The structural barriers identified here – private school advantage, degree requirement, parental occupation mattering, London concentration, unpaid work as a gateway, need for family money to weather precarity – aren’t just problems with the visual arts sector. They’re problems with social mobility across the whole of the UK.
The Skills White Paper
In the Skills White Paper, which is all about opportunity and social mobility, we were assured that:
The Skills White Paper sets out how we will transform our skills system to drive growth, boost productivity and deliver the opportunities that people and businesses need to succeed… Breaking down barriers to opportunity is at the heart of this government’s mission.
But here in this report, we know that:
- You basically need a degree (92.5 per cent have one, vs 26 per cent of general workforce)
- Private school helps a lot (three times the national rate)
- You need to be able to afford London or the South East (60 per cent are there)
- You need to weather periods of no income (only 41 per cent regularly earn from their practice)
- You need savings to survive (28 per cent have less than a month’s worth)
- You probably need to do unpaid work to break in (nine out of ten creatives have worked for free)
You can’t build a creative superpower when becoming an artist requires either independent wealth or the willingness to use foodbanks.
The White Paper talks extensively about technical qualifications, apprenticeships, and “high-quality pathways” into work. The report has something to say about that too:
Apprenticeships and T Levels have been labelled as ‘poorly suited’ to the nature of creative subjects and industries, where freelance and short-term contracts are the norm. Rigid programme structures and inflexible standards often fail to align with how the sector operates.
The alternative pathways to degrees that are supposed to improve social mobility don’t really work for creative industries. Which means you’re back to needing a degree – and as the report notes, still shows:
…large gaps between the experience of those from lower and higher socioeconomic backgrounds [with] creative degrees dominated by people from middle class backgrounds, with those from less privileged backgrounds especially underrepresented at prestigious institutions.
The Skills White Paper also emphasises the importance of local skills ecosystems and “good jobs” in every region. Meanwhile, 46 per cent of visual artists are in London, where the average rent for a one-bed flat is over £2,000 per month, and the median artist income is £12,500 per year. How’s that local opportunity working out?
Something else that the Skills White Paper doesn’t talk about is unpaid work. The normalised expectation that you’ll work for “exposure” rather than wages, and the fact that nine out of ten creatives have worked for free at some point is a problem. If you can’t afford to do unpaid internships in London for six months, you’re locked out of entire career paths.
The government’s rhetoric is all about “skills shortages” and “training pipelines” and “high-quality pathways.” What it doesn’t acknowledge is that we don’t have a skills shortage in creative industries – we have an affordability barrier.
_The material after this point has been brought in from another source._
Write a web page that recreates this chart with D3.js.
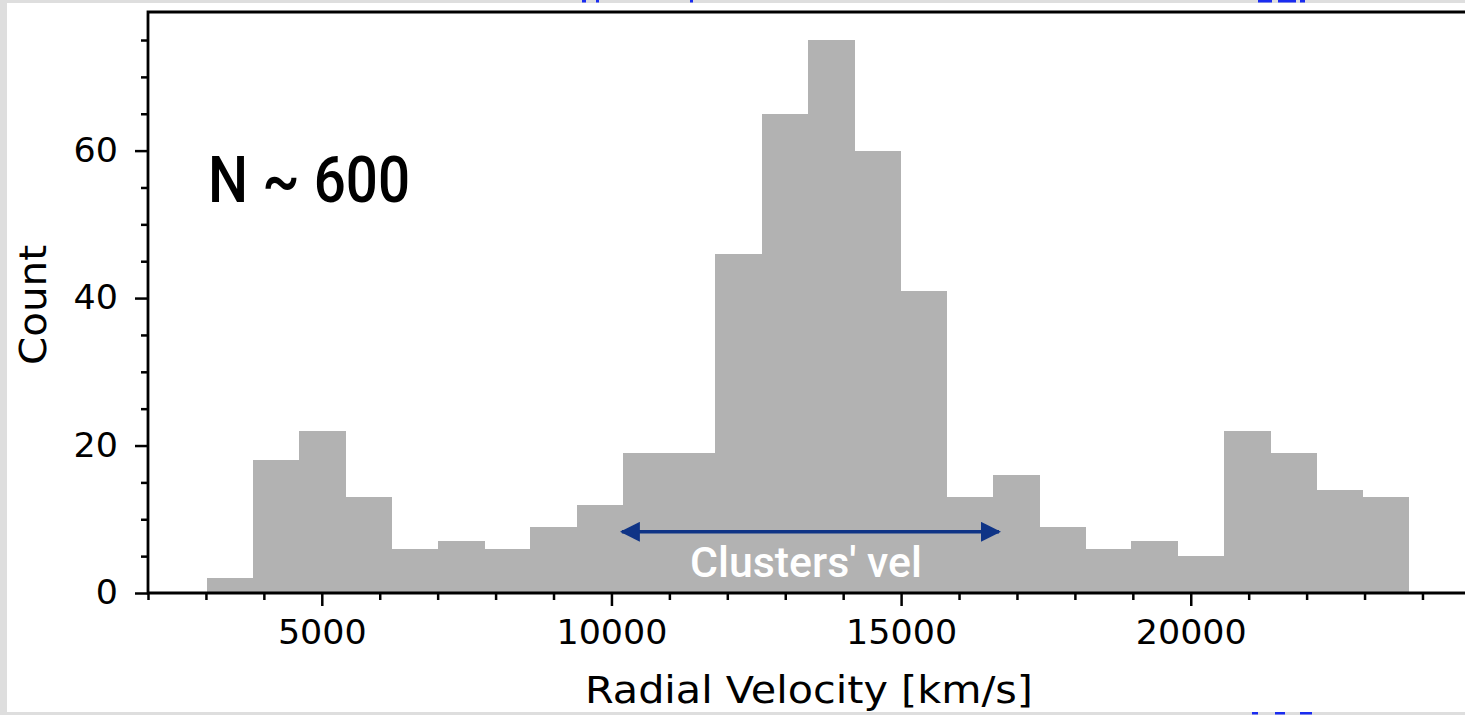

Often, the skills and talent is there, but what’s missing is the ability for anyone without family money to actually use those skills professionally.
Under and over
The report includes a finding about over-representation of certain groups – including people with disabilities, women, non-binary people, and people from ethnic minority backgrounds – in the survey responses, when other research shows these groups are actually under-represented in the creative industries as a whole. The hypothesis is that:
…groups who have more experience of marginalisation may be more inclined to take the opportunity to share their experience.
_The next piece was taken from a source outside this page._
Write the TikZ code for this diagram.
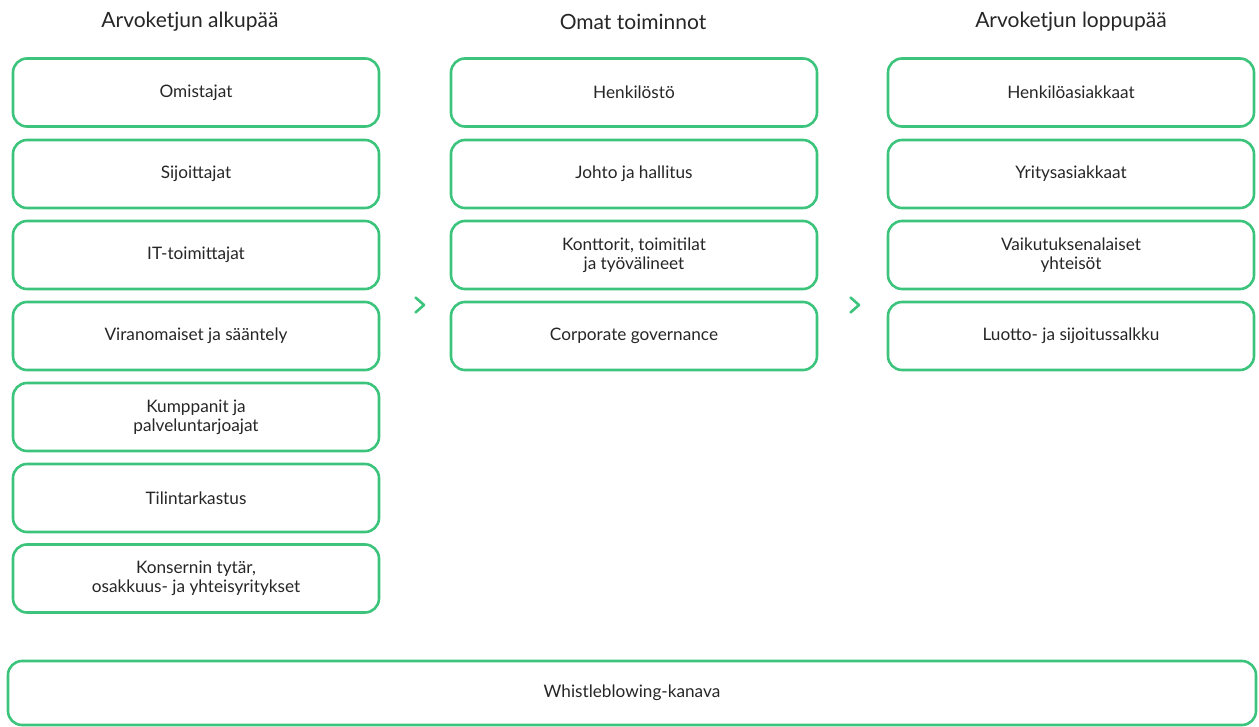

In other words, the people most impacted by the structural barriers are the ones most motivated to fill in the survey about those barriers – which suggests the actual picture may be even worse than this data shows.
The data is decent (this is the only ongoing, artist-focused data project of its kind in the UK). But without serious policy intervention – not just warm words about valuing creativity, but actual funding for creative education in state schools, actual protections for freelancers, actual enforcement of minimum wages and bans on unpaid labour – it’s hard to see how this changes.
Because right now, the answer to “who gets to be an artist?” remains “people who can afford to be.”